◆ STATED EXERCISE ◆
Starting with the first line of the listing, quote each line exactly until and including the one with "const yAxisTitle = 'Price", leaving pictures out.

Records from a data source
◆ ◆ ◆ ◆ ◆
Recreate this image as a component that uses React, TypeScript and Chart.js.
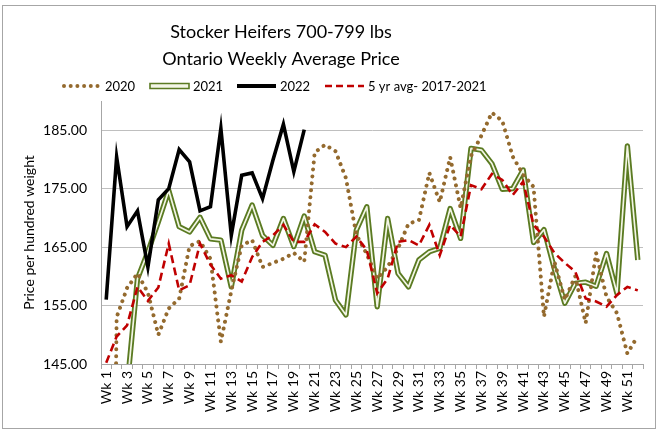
import React, { useEffect, useRef } from 'react';
import { Chart, registerables } from 'chart.js';

Chart.register(...registerables);

const FONT = 'Lato, "Open Sans", sans-serif';

const titleLines = ['Stocker Heifers 700-799 lbs', 'Ontario Weekly Average Price'];
const yAxisTitle = 'Price per hundred weight';

const weeks: string[] = Array.from({ length: 52 }, (_, i) => `Wk ${i + 1}`);
const yTicks = [145, 155, 165, 175, 185];

const y2020: (number | null)[] = [
  0, 153, 158, 160.5, 157.2, 150, 154.5, 156.2, 165.2, 166,
  163, 148.8, 157.5, 165.3, 166.2, 161.6, 162.3, 163, 164, 162.5,
  181.2, 182.5, 181.4, 176.8, 167.1, 163.8, 159.6, 161.6, 164.8, 169,
  169.6, 177.7, 172.7, 180.4, 171.7, 180.6, 184.1, 188, 186.6, 180.5,
  177.4, 175.3, 153.1, 162.5, 156, 160, 152, 164, 156.5, 153.7,
  146.8, 149.8,
];

const y2021: (number | null)[] = [
  null, null, 141, 159.6, 164.2, 169.3, 174.7, 168.5, 167.6, 170.1,
  166.4, 166.2, 158.2, 167.9, 172.2, 167, 165.3, 169.9, 165.1, 170.3,
  164.2, 163.6, 155.9, 153.4, 167.9, 171.9, 154.8, 169.9, 160.5, 158.2,
  162.8, 164.2, 164.8, 171.6, 166.5, 181.9, 181.6, 179.3, 174.9, 175,
  178.2, 165.8, 168, 161.3, 155.4, 158.8, 159, 158.3, 163.9, 157.1,
  182.3, 162.8,
];

const y2022: (number | null)[] = [
  156, 180.4, 168.5, 171.2, 161.6, 173.1, 175, 181.7, 179.6, 171.2,
  171.9, 185.3, 167, 177.3, 177.7, 173.3, 179.9, 186, 177.9, 185.1,
];

const avg5yr: (number | null)[] = [
  145.2, 149.7, 151.6, 158.2, 155.8, 158.1, 165.6, 157.6, 158.5, 165.6,
  162, 159.6, 160.2, 159.1, 163.3, 165.9, 167, 168.8, 165.9, 165.9,
  168.9, 167.6, 165.6, 165, 166.8, 164.5, 157.1, 159.6, 165.9, 166.2,
  165.3, 168.8, 163.6, 168.8, 166.8, 175.6, 174.9, 177.5, 176.5, 173.9,
  176.2, 168.8, 166.8, 164, 162.3, 160.8, 156.2, 155.7, 154.8, 156.8,
  158.2, 157.6,
];

const seriesNames = ['2020', '2021', '2022', '5 yr avg- 2017-2021'];

const C2020 = '#946A2E';
const C2021 = '#5B7B22';
const C2021IN = '#F3F6E6';
const C2022 = '#000000';
const CAVG = '#C00000';

const headerPlugin = {
  id: 'header',
  afterDraw(chart: any) {
    const ctx: CanvasRenderingContext2D = chart.ctx;
    ctx.save();
    ctx.fillStyle = '#000';
    ctx.textAlign = 'center';
    ctx.textBaseline = 'middle';
    ctx.font = `18px ${FONT}`;
    titleLines.forEach((t, i) => ctx.fillText(t, 281, 32 + i * 27));

    // legend
    const ly = 86;
    const starts = [62, 150, 237, 325];
    const sw = 39;
    ctx.font = `13px ${FONT}`;
    ctx.textAlign = 'left';
    starts.forEach((x0, i) => {
      ctx.save();
      if (i === 0) {
        ctx.fillStyle = C2020;
        for (let k = 0; k < 6; k++) {
          ctx.beginPath();
          ctx.arc(x0 + 2 + k * 6.7, ly, 2, 0, Math.PI * 2);
          ctx.fill();
        }
      } else if (i === 1) {
        ctx.fillStyle = C2021IN;
        ctx.strokeStyle = C2021;
        ctx.lineWidth = 1.6;
        ctx.beginPath();
        ctx.rect(x0, ly - 2.5, sw, 5);
        ctx.fill();
        ctx.stroke();
      } else if (i === 2) {
        ctx.strokeStyle = C2022;
        ctx.lineWidth = 4;
        ctx.beginPath();
        ctx.moveTo(x0, ly);
        ctx.lineTo(x0 + sw, ly);
        ctx.stroke();
      } else {
        ctx.strokeStyle = CAVG;
        ctx.lineWidth = 2.6;
        ctx.setLineDash([7, 4]);
        ctx.beginPath();
        ctx.moveTo(x0, ly);
        ctx.lineTo(x0 + sw, ly);
        ctx.stroke();
      }
      ctx.restore();
      ctx.fillStyle = '#000';
      ctx.fillText(seriesNames[i], x0 + sw + 4, ly + 1);
    });
    ctx.restore();
  },
};

export default function App() {
  const ref = useRef<HTMLCanvasElement | null>(null);

  useEffect(() => {
    if (!ref.current) return;
    const tickFont = { family: FONT, size: 14 };
    const chart = new Chart(ref.current, {
      type: 'line',
      data: {
        labels: weeks,
        datasets: [
          { label: seriesNames[2], data: y2022, borderColor: C2022, borderWidth: 3.6, order: 0 },
          { label: seriesNames[3], data: avg5yr, borderColor: CAVG, borderWidth: 2.6, borderDash: [8, 4.5], order: 1 },
          { label: seriesNames[0], data: y2020, borderColor: C2020, borderWidth: 4, borderDash: [0.01, 7], borderCapStyle: 'round', order: 2 },
          { label: seriesNames[1], data: y2021, borderColor: C2021IN, borderWidth: 1.7, borderJoinStyle: 'round', order: 3 },
          { label: seriesNames[1] + ' outline', data: y2021, borderColor: C2021, borderWidth: 5.4, borderJoinStyle: 'round', order: 4 },
        ] as any,
      },
      options: {
        responsive: false,
        animation: false,
        devicePixelRatio: 1,
        layout: { padding: { top: 101, right: 17, left: 0, bottom: 0 } },
        elements: { point: { radius: 0, hoverRadius: 0 }, line: { tension: 0, fill: false } },
        plugins: {
          legend: { display: false },
          title: { display: false },
          tooltip: { enabled: false },
        },
        scales: {
          x: {
            offset: true,
            grid: { offset: true, drawOnChartArea: false, tickLength: 5, color: '#a6a6a6' },
            border: { color: '#a6a6a6' },
            ticks: {
              autoSkip: false,
              minRotation: 90,
              maxRotation: 90,
              padding: 2,
              color: '#000',
              font: tickFont,
              callback: (_v: any, i: number) => (i % 2 === 0 ? weeks[i] : ''),
            },
            afterFit: (s: any) => { s.height = 70; },
          },
          y: {
            min: 145,
            max: 190,
            afterBuildTicks: (s: any) => { s.ticks = yTicks.map((v) => ({ value: v })); },
            grid: { color: '#bfbfbf', drawTicks: false },
            border: { color: '#a6a6a6' },
            ticks: {
              padding: 14,
              color: '#000',
              font: tickFont,
              callback: (v: any) => Number(v).toFixed(2),
            },
            title: {
              display: true,
              text: yAxisTitle,
              color: '#000',
              font: { family: FONT, size: 14 },
              padding: { top: 21, bottom: 0 },
            },
            afterFit: (s: any) => { s.width = 101; },
          },
        },
      } as any,
      plugins: [headerPlugin],
    });
    return () => chart.destroy();
  }, []);

  return (
    <div style={{ position: 'absolute', left: 0, top: 0, width: 660, height: 434, background: '#fff' }}>
      <canvas ref={ref} width={660} height={434} style={{ display: 'block' }} />
      <div
        style={{
          position: 'absolute', left: 2, top: 5, width: 654, height: 424,
          boxSizing: 'border-box', border: '1px solid #a6a6a6', pointerEvents: 'none',
        }}
      />
    </div>
  );
}
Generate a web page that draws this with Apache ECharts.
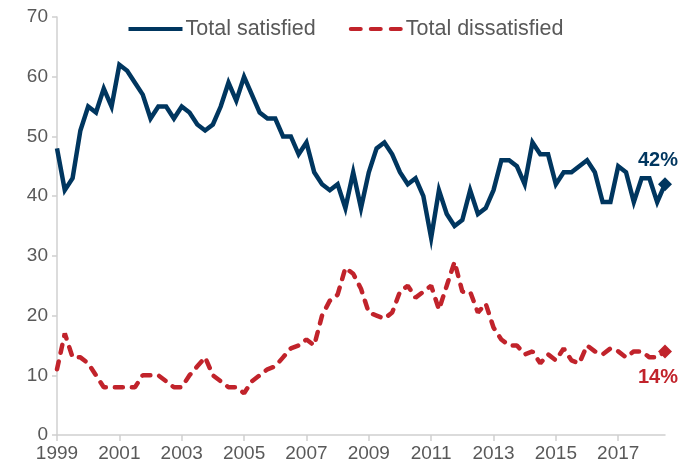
<!DOCTYPE html>
<html>
<head>
<meta charset="utf-8">
<script src="https://cdn.jsdelivr.net/npm/echarts@6/dist/echarts.min.js"></script>
<style>
html,body{margin:0;padding:0;background:#fff;}
#chart{width:692px;height:471px;}
</style>
</head>
<body>
<div id="chart"></div>
<script>
// Quarterly survey results, 1999 Q1 .. 2018 Q3
var startYear = 1999;
var satisfied = [48,41,43,51,55,54,58,55,62,61,59,57,53,55,55,53,
                 55,54,52,51,52,55,59,56,60,57,54,53,53,50,
                 50,47,49,44,42,41,42,38,44,38,44,48,49,47,44,42,
                 43,40,33,41,37,35,36,41,37,38,41,46,46,45,42,
                 49,47,47,42,44,44,45,46,44,39,39,45,44,39,43,43,39,42];
var dissatisfied = [11,17,13,13,12,10,8,8,8,8,8,10,10,10,9,8,
                    8,10,11.5,13,10,9,8,8,7,9,10,11,11.5,13,
                    14.5,15,16,15,20,22.5,23.5,28,27,24.5,20.5,20,19.5,20.5,24,25,
                    23,24,25,21,25,29,24,24,20.5,22,18,16,15,15,13.5,
                    14,12,13.5,12.5,14.5,12.5,12,15,14,13.5,14.5,14,13,14,14,13,13,14];
var yTicks = [0,10,20,30,40,50,60,70];
var seriesNames = ['Total satisfied','Total dissatisfied'];
var endLabels = ['42%','14%'];

var categories = [];
for (var i = 0; i < satisfied.length; i++) {
  var y = startYear + Math.floor(i / 4);
  categories.push(y + ' Q' + (i % 4 + 1));
}

var navy = '#00365F';
var red = '#C1232B';
var txt = '#595959';
var axisCol = '#D0D0D0';
var font = 'Liberation Sans';

function endMark(arr, color, label, pos, off) {
  var last = arr.length - 1;
  return {
    symbol: 'diamond',
    symbolSize: 14,
    itemStyle: {color: color},
    label: {
      show: true, formatter: label, position: pos, offset: off, distance: 5,
      color: color, fontWeight: 'bold', fontSize: 20, fontFamily: font
    },
    data: [{coord: [categories[last], arr[last]]}]
  };
}

var chart = echarts.init(document.getElementById('chart'), null, {renderer: 'canvas'});
chart.setOption({
  animation: false,
  grid: {left: 57, right: 27, top: 17, bottom: 36, containLabel: false},
  legend: {
    top: 13, left: 'center',
    itemWidth: 54, itemHeight: 4, itemGap: 33,
    textStyle: {color: txt, fontSize: 21.5, fontFamily: font, padding: [0,0,0,-2]},
    data: [
      {name: seriesNames[0], icon: 'rect', itemStyle: {color: navy}},
      {name: seriesNames[1], icon: 'path://M2,0h10a2,2 0 0 1 0,4h-10a2,2 0 0 1 0,-4z M22,0h10a2,2 0 0 1 0,4h-10a2,2 0 0 1 0,-4z M42,0h10a2,2 0 0 1 0,4h-10a2,2 0 0 1 0,-4z', itemStyle: {color: red}}
    ]
  },
  xAxis: {
    type: 'category',
    data: categories,
    boundaryGap: false,
    axisLine: {lineStyle: {color: axisCol, width: 1.5}},
    axisTick: {show: true, interval: 7, length: 6, lineStyle: {color: axisCol, width: 1.5}},
    axisLabel: {
      interval: 7, color: txt, fontSize: 19, fontFamily: font, margin: 9,
      formatter: function (v) { return v.split(' ')[0]; }
    },
    splitLine: {show: false}
  },
  yAxis: {
    type: 'value', min: yTicks[0], max: yTicks[yTicks.length - 1], interval: 10,
    axisLine: {show: true, lineStyle: {color: axisCol, width: 1.5}},
    axisTick: {show: true, length: 5, lineStyle: {color: axisCol, width: 1.5}},
    axisLabel: {color: txt, fontSize: 19, fontFamily: font, margin: 9},
    splitLine: {show: false}
  },
  series: [
    {
      name: seriesNames[0], type: 'line', symbol: 'none',
      color: navy,
      lineStyle: {color: navy, width: 4.5, join: 'miter'},
      data: satisfied,
      markPoint: endMark(satisfied, navy, endLabels[0], 'top', [-7, -2])
    },
    {
      name: seriesNames[1], type: 'line', symbol: 'none',
      color: red,
      lineStyle: {color: red, width: 4.5, type: [8, 9], cap: 'round'},
      data: dissatisfied,
      markPoint: endMark(dissatisfied, red, endLabels[1], 'bottom', [-7, 4])
    }
  ]
});
</script>
</body>
</html>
◆ ◆ ◆ ◆ ◆
◆ TASK RESPONSE ◆
Recreate this image as a component that uses React, TypeScript and Chart.js.
import React, { useEffect, useRef } from 'react';
import { Chart, registerables } from 'chart.js';

Chart.register(...registerables);

const FONT = 'Lato, "Open Sans", sans-serif';

const titleLines = ['Stocker Heifers 700-799 lbs', 'Ontario Weekly Average Price'];
const yAxisTitle = 'Price per hundred weight';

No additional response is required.